Ok so as part of a project for school I have been designing an FIR bandpass filter. The output should have been a signal which looks like a sampled sinusoid but there was a strange alteration on the amplitude. I began to investigate and generated a signal with the same F/Fs. I noticed that signal also looks the same.
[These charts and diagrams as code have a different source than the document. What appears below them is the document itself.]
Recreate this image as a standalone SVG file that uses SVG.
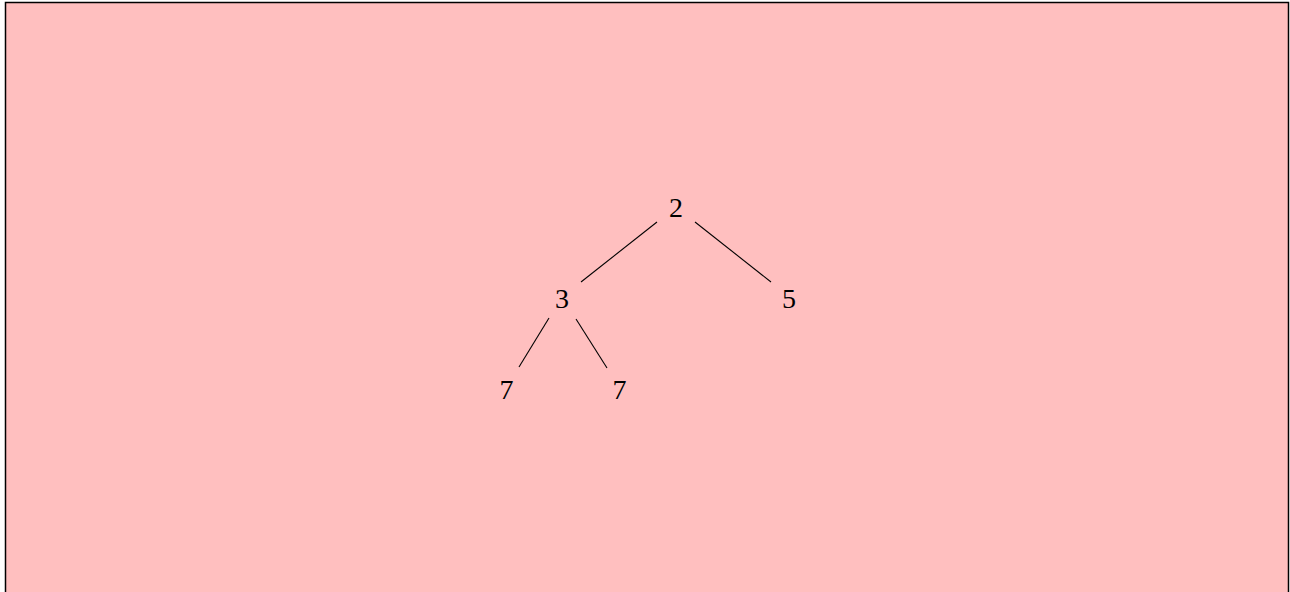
<svg xmlns="http://www.w3.org/2000/svg" width="1290" height="592" viewBox="0 0 1290 592">
<style>
.n{font-family:"Liberation Serif","DejaVu Serif",serif;font-size:28px;fill:#000;text-anchor:middle}
.e{stroke:#000;stroke-width:1.1;fill:none}
</style>
<rect x="5.5" y="2.5" width="1283" height="600" fill="#FFBFBF" stroke="#000" stroke-width="1.5"/>
<g id="edges">
<line class="e" x1="657" y1="222" x2="581" y2="282"/>
<line class="e" x1="695" y1="222" x2="771" y2="282"/>
<line class="e" x1="549" y1="318" x2="519" y2="367"/>
<line class="e" x1="576" y1="319" x2="607" y2="368"/>
</g>
<g id="n2"><text class="n" x="676" y="217">2</text></g>
<g id="n3"><text class="n" x="562" y="307.5">3</text></g>
<g id="n5"><text class="n" x="789" y="307.5">5</text></g>
<g id="n7a"><text class="n" x="506.5" y="398.5">7</text></g>
<g id="n7b"><text class="n" x="619.5" y="398.5">7</text></g>
</svg>
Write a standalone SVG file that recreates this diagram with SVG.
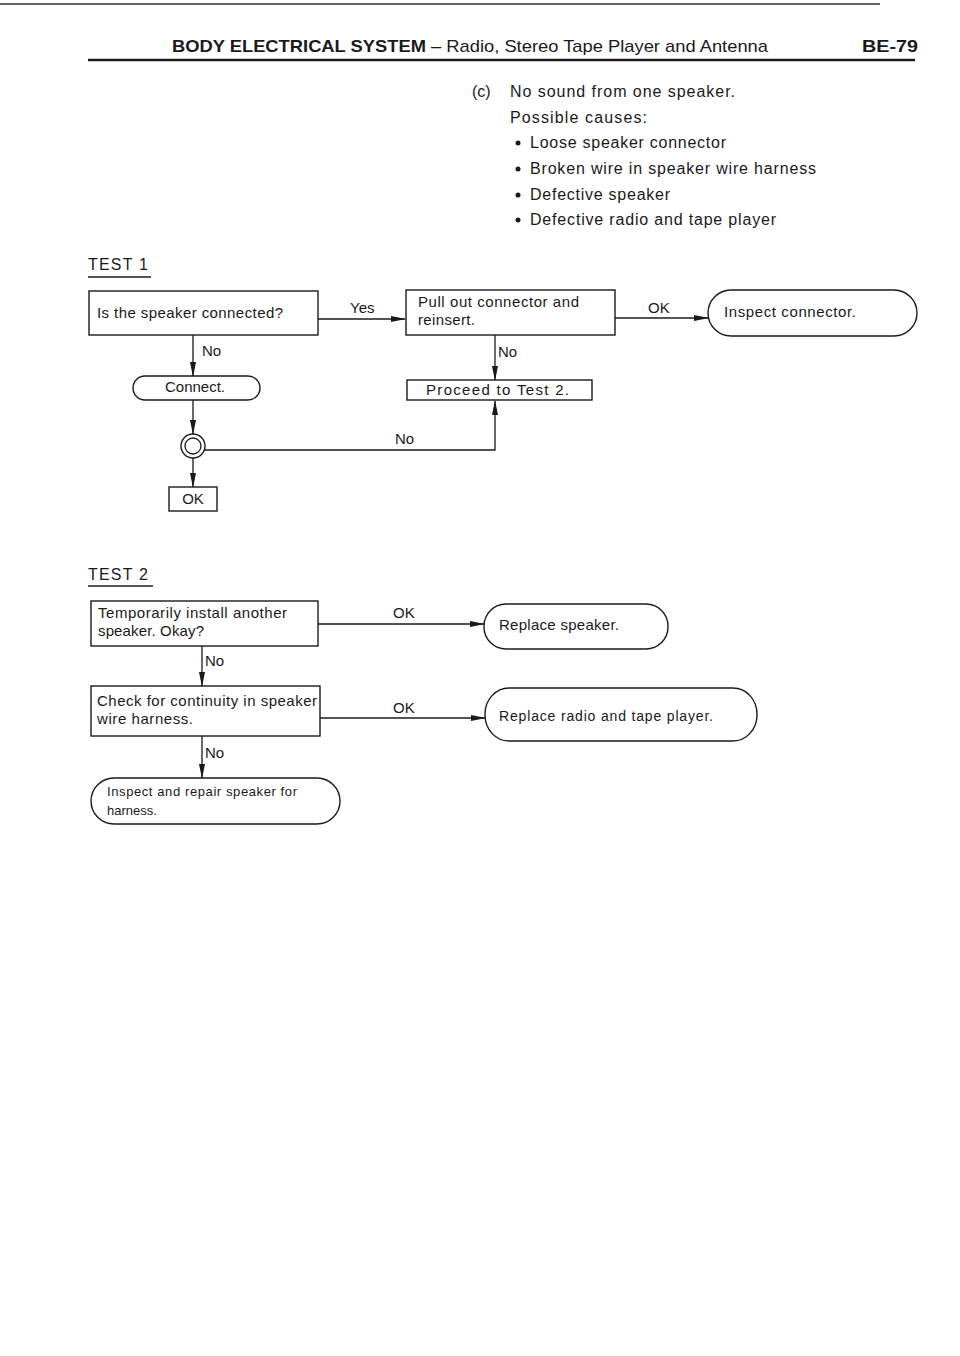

Just to be clear, this has been my logic thus far:
\begin{equation}
s(t) = \sin(2\pi Ft)
\end{equation}
\begin{equation}
s(nT) = \sin(2\pi FnT) ; t =nT
\end{equation}
\begin{equation} s(n) = \sin(2\pi \frac{F}{F_s}n); F_s =\frac{1}{T} \end{equation}
For this particular sine wave $\frac{F}{F_s}=0.40625$. The output I get when generating with the following python code is:
def signal_gen(f, length):
n = np.arange(0, length)
return np.sin(2 * np.pi * f * n)
sig = signal_gen(0.40625, 2048)
plt.plot(sig[0:500])
I have noticed that the distortion is not bad at all for lower values of $\frac{F}{F_s}$. Could anyone help to understand this distortion ? As far as I can tell it just seems to be that the sampling frequency is close to the frequency of the signal is approaching a point where aliasing will occur but I'm not 100% confident in that theory.